Les communautés d’Afrique francophone
La francophonie aux Etats-Unis s’enrichit également de l’immigration des Africains francophones, Sénégalais, Maliens, Guinéens, Burkinabés ou encore Ivoiriens qui ajoutent leurs coutumes et traditions à la diversité du continent américain. Le quartier de Harlem à New York accueille une importante communauté africaine francophone et il n’est pas rare d’entendre parler français quand on se promène autour de la 116e rue. Le quartier, où sont installés quantité de commerces et restaurants africains, a d’ailleurs pris le surnom de « Little Senegal ». « Les Sénégalais ont déblayé ce coin de Harlem dans les années 80, ils sont parmi les premiers à s’être installés ici. Aujourd’hui, les Maliens, les Ivoiriens, les Guinéens sont aussi implantés dans le quartier. On vit ensemble », relate Papa Ibrahima Sow, nouveau président de l’Association des Sénégalais d’Amérique (ASA), dont les locaux sont situés à l’angle de la 116e rue et de St Nicholas Avenue.

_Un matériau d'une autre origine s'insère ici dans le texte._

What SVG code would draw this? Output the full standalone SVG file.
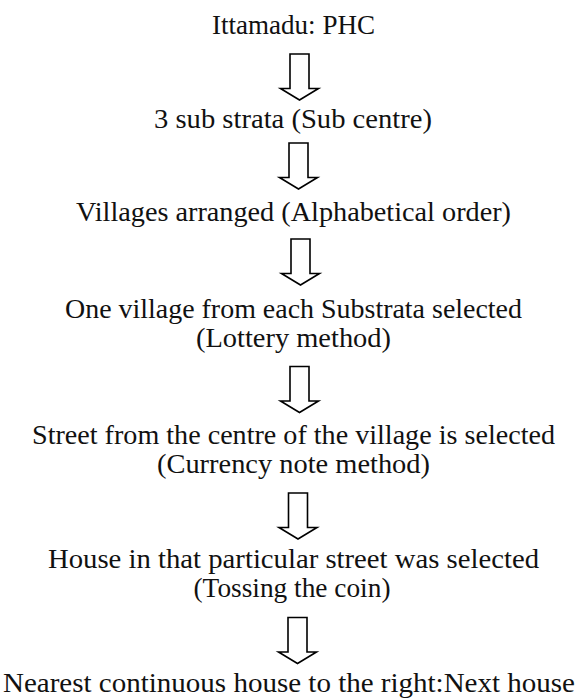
<svg xmlns="http://www.w3.org/2000/svg" width="577" height="700" viewBox="0 0 577 700">
<style>
text{font-family:"Liberation Serif","Times New Roman",serif;font-size:28px;fill:#111;text-anchor:middle}
.arr{fill:#fff;stroke:#000;stroke-width:1.6;stroke-linejoin:miter}
</style>
<defs>
<path id="blk" d="M-9.5 0 H9.5 V34.5 H19 L0 46 L-19 34.5 H-9.5 Z"/>
</defs>
<rect width="577" height="700" fill="#fff"/>
<g id="n1"><text x="293.5" y="34" textLength="163" lengthAdjust="spacingAndGlyphs">Ittamadu: PHC</text></g>
<g id="n2"><text x="293" y="128" textLength="278" lengthAdjust="spacingAndGlyphs">3 sub strata (Sub centre)</text></g>
<g id="n3"><text x="293.5" y="221" textLength="435" lengthAdjust="spacingAndGlyphs">Villages arranged (Alphabetical order)</text></g>
<g id="n4"><text x="293.5" y="318" textLength="457" lengthAdjust="spacingAndGlyphs">One village from each Substrata selected</text><text x="293.5" y="347" textLength="195" lengthAdjust="spacingAndGlyphs">(Lottery method)</text></g>
<g id="n5"><text x="293.5" y="444" textLength="523" lengthAdjust="spacingAndGlyphs">Street from the centre of the village is selected</text><text x="293.5" y="473" textLength="273" lengthAdjust="spacingAndGlyphs">(Currency note method)</text></g>
<g id="n6"><text x="293.5" y="568" textLength="491" lengthAdjust="spacingAndGlyphs">House in that particular street was selected</text><text x="292" y="597" textLength="197" lengthAdjust="spacingAndGlyphs">(Tossing the coin)</text></g>
<g id="n7"><text x="289" y="692" textLength="572" lengthAdjust="spacingAndGlyphs">Nearest continuous house to the right:Next house</text></g>
<g id="connectors">
<use href="#blk" class="arr" transform="translate(299.5,54)"/>
<use href="#blk" class="arr" transform="translate(298.5,143)"/>
<use href="#blk" class="arr" transform="translate(300.5,239)"/>
<use href="#blk" class="arr" transform="translate(299.5,366.5)"/>
<use href="#blk" class="arr" transform="translate(298,493)"/>
<use href="#blk" class="arr" transform="translate(297.5,617.5)"/>
</g>
</svg>
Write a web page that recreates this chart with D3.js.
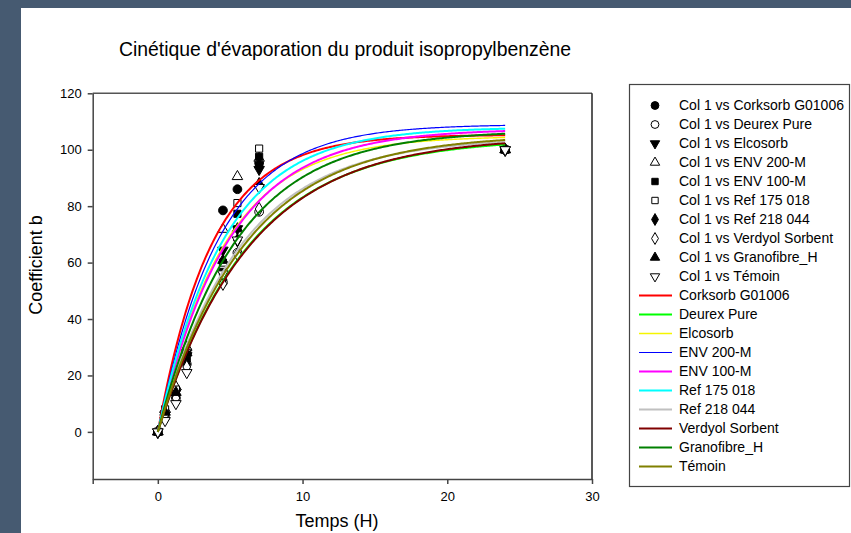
<!DOCTYPE html>
<html><head><meta charset="utf-8">
<script src="https://cdn.jsdelivr.net/npm/d3@7"></script>
<style>
body{margin:0;background:#465a71;}
svg{display:block;font-family:"Liberation Sans",Arial,sans-serif;}
</style>
</head><body>
<svg id="chart" width="851" height="533"></svg>
<script>
// ---------- data ----------
const times = [0, 0.5, 1.25, 2, 4.5, 5.5, 7, 24];
const corksorb   = [0, 7, 15, 29, 78.5, 86, 95.3, 100];
const deurex     = [0, 5, 12, 24, 53, 63.5, 78, 100];
const elcosorb   = [0, 6, 14, 27, 64.4, 72, 93, 100];
const env200     = [0, 8, 16, 30, 71.8, 90.5, 97, 100];
const env100     = [0, 7, 13, 26, 56.7, 77.3, 97.5, 100];
const ref175     = [0, 8, 15, 28, 60, 81.1, 100.4, 100];
const ref218     = [0, 6, 13, 24, 54, 67.9, 94.5, 100];
const verdyol    = [0, 6, 12, 23, 52.5, 63, 79, 100];
const granofibre = [0, 7, 14, 28, 60.8, 72, 88, 100];
const temoin     = [0, 4, 10, 21, 56, 68, 86.6, 100];

const seriesNames = ["Corksorb G01006","Deurex Pure","Elcosorb","ENV 200-M","ENV 100-M",
  "Ref 175 018","Ref 218 044","Verdyol Sorbent","Granofibre_H","Témoin"];
const seriesValues = [corksorb, deurex, elcosorb, env200, env100, ref175, ref218, verdyol, granofibre, temoin];
// fitted exponential-rise parameters  y = a (1 - exp(-b t))
const fitA = [105.3, 104.1, 104.9, 109.0, 107.4, 108.0, 104.3, 104.7, 106.9, 105.4];
const fitB = [0.268, 0.160, 0.218, 0.235, 0.205, 0.220, 0.175, 0.157, 0.186, 0.166];
const fitEnd = 24;

const xTicks = [0, 10, 20, 30];
const yTicks = [0, 20, 40, 60, 80, 100, 120];

// ---------- styles ----------
const markerShapes = ["circle","circle","triangleDown","triangle","square","square","diamond","diamond","triangle","triangleDown"];
const markerFilled = [true,false,true,false,true,false,true,false,true,false];
const lineColors = ["#ff0000","#00ff00","#f5f500","#0000ff","#ff00ff","#00ffff","#c0c0c0","#800000","#008000","#808000"];
const lineWidths = [2,2,1.4,1.2,2,2,2,2,2,2];

const svg = d3.select("#chart");
svg.append("rect").attr("x",21).attr("y",8).attr("width",830).attr("height",525).attr("fill","#ffffff");

const x = d3.scaleLinear().domain([-4.5, 30]).range([92.7, 592]);
const y = d3.scaleLinear().domain([-16.7, 120]).range([479, 93.3]);

// title
svg.append("text").attr("x",345).attr("y",56).attr("text-anchor","middle")
  .attr("font-size",19.4).attr("fill","#000").text("Cinétique d'évaporation du produit isopropylbenzène");

// frame top/right
svg.append("line").attr("x1",x(-4.5)).attr("x2",x(30)).attr("y1",y(120)).attr("y2",y(120)).attr("stroke","#555").attr("stroke-width",1.5);
svg.append("line").attr("x1",x(30)).attr("x2",x(30)).attr("y1",y(120)).attr("y2",y(-16.7)).attr("stroke","#222").attr("stroke-width",1.5);

// axes
const xAxis = d3.axisBottom(x).tickValues([-4.5].concat(xTicks)).tickSize(5).tickSizeOuter(0)
  .tickFormat(d => d === -4.5 ? "" : d3.format("d")(d));
const gx = svg.append("g").attr("transform",`translate(0,${y(-16.7)})`).call(xAxis);
gx.select(".domain").attr("stroke","#444").attr("stroke-width",1.5);
gx.selectAll(".tick line").attr("stroke","#444").attr("stroke-width",1.5);
gx.selectAll(".tick text").attr("font-size",13).attr("font-family","Liberation Sans, Arial, sans-serif").attr("dy","1.05em").attr("fill","#000");

const yAxis = d3.axisLeft(y).tickValues(yTicks).tickSize(5).tickSizeOuter(0).tickFormat(d3.format("d"));
const gy = svg.append("g").attr("transform",`translate(${x(-4.5)},0)`).call(yAxis);
gy.select(".domain").attr("stroke","#444").attr("stroke-width",1.5);
gy.selectAll(".tick line").attr("stroke","#444").attr("stroke-width",1.5);
gy.selectAll(".tick text").attr("font-size",13).attr("font-family","Liberation Sans, Arial, sans-serif").attr("x",-11).attr("fill","#000");

// axis titles
svg.append("text").attr("x",337).attr("y",527).attr("text-anchor","middle").attr("font-size",18).text("Temps (H)");
svg.append("text").attr("transform","translate(42,265) rotate(-90)").attr("text-anchor","middle").attr("font-size",18).text("Coefficient b");

// markers
function symPath(shape, size){
  if (shape === "circle") return d3.symbol(d3.symbolCircle, size)();
  if (shape === "square") return d3.symbol(d3.symbolSquare, size*0.85)();
  if (shape === "diamond") return d3.symbol(d3.symbolDiamond, size*0.85)();
  return d3.symbol(d3.symbolTriangle, size*0.8)();
}
function drawMarker(g, shape, filled, cx, cy, size){
  g.append("path").attr("d", symPath(shape,size))
    .attr("transform", `translate(${cx},${cy})` + (shape==="triangleDown" ? " rotate(180)" : ""))
    .attr("fill", filled ? "#000" : "#fff").attr("stroke","#000").attr("stroke-width",1);
}
const gPts = svg.append("g");
seriesValues.forEach((vals, i) => {
  vals.forEach((v, j) => drawMarker(gPts, markerShapes[i], markerFilled[i], x(times[j]), y(v), 60));
});

// fitted curves
const line = d3.line().x(d => x(d[0])).y(d => y(d[1]));
const tSamples = d3.range(0, fitEnd + 0.001, 0.1);
const gLines = svg.append("g");
fitA.forEach((a, i) => {
  const pts = tSamples.map(t => [t, a * (1 - Math.exp(-fitB[i] * t))]);
  gLines.append("path").attr("d", line(pts)).attr("fill","none")
    .attr("stroke", lineColors[i]).attr("stroke-width", lineWidths[i]);
});

// legend
const lg = svg.append("g");
lg.append("rect").attr("x",629.5).attr("y",84.5).attr("width",220).attr("height",402)
  .attr("fill","#fff").attr("stroke","#444").attr("stroke-width",1.2);
const rowY = i => 105.5 + 19.0 * i;
seriesNames.forEach((n, i) => {
  drawMarker(lg, markerShapes[i], markerFilled[i], 655, rowY(i), 48);
  lg.append("text").attr("x",679).attr("y",rowY(i)).attr("dy","0.35em").attr("font-size",14).text("Col 1 vs " + n);
});
seriesNames.forEach((n, i) => {
  const yy = rowY(10 + i);
  lg.append("line").attr("x1",639).attr("x2",672).attr("y1",yy).attr("y2",yy)
    .attr("stroke",lineColors[i]).attr("stroke-width",lineWidths[i]);
  lg.append("text").attr("x",679).attr("y",yy).attr("dy","0.35em").attr("font-size",14).text(n);
});
</script>
</body></html>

Créée en 1989 afin d’être « un relais de solidarité entre les nouveaux arrivants sénégalais », l’ASA doit aujourd’hui se réinventer pour « répondre aux aspirations des enfants nés aux Etats-Unis de familles sénégalaises (…) parce qu’on veut les garder comme Sénégalais » explique-t-il. « Il faut reconnaître que le français et le wolof, les deux langues principales au Sénégal, se perdent chez cette deuxième génération au profit de l’anglais », regrette-t-il. Du coup, l’association soutient les écoles publiques proposant des programmes bilingues anglo-français dans Harlem et ses alentours, afin que les enfants continuent d’apprendre le français. Elle propose également des sessions de networking et de mentoring pour aider les jeunes à s’insérer dans l’entreprise. « Notre communauté a du potentiel pour réussir dans la société américaine, estime Papa Ibrahima Sow, parce que nous accordons beaucoup d’importance à l’éducation des enfants et que le taux de réussite scolaire est très élevé. »
Le Malian Cultural Center répond au même besoin de préserver la langue et la culture des Maliens ayant émigré à New York. « La vie ici est très différente de l’Afrique. Les parents travaillent et n’ont pas le temps de transmettre à leurs enfants le français. La plupart des enfants nés ici ne parlent qu’anglais, ce qui pose des problèmes de communication avec la famille restée en Afrique » explique Mamadou Sy, qui a créé il y a cinq ans ce centre culturel avec son épouse. Très active, l’association organise tous les samedis des cours de français pour enfants dans les locaux de la gothique Metropolitan Baptist Church à Harlem, qui ont été décorés pour l’occasion avec des objets et tissus africains afin de faciliter l’immersion. La ville de New York a offert une voiture à l’association grâce à laquelle Monsieur Sy va chercher les enfants dans le Bronx, le Queens et à Manhattan pour leur permettre de suivre les cours. Madame Sy propose aussi une classe sur la culture africaine afin de « transmettre les valeurs traditionnelles, telles que le respect, le partage, la charité, qui sont très importantes dans notre société » poursuit-il. Autant de communautés qui sont autant de façons de vivre et de faire grandir un héritage commun.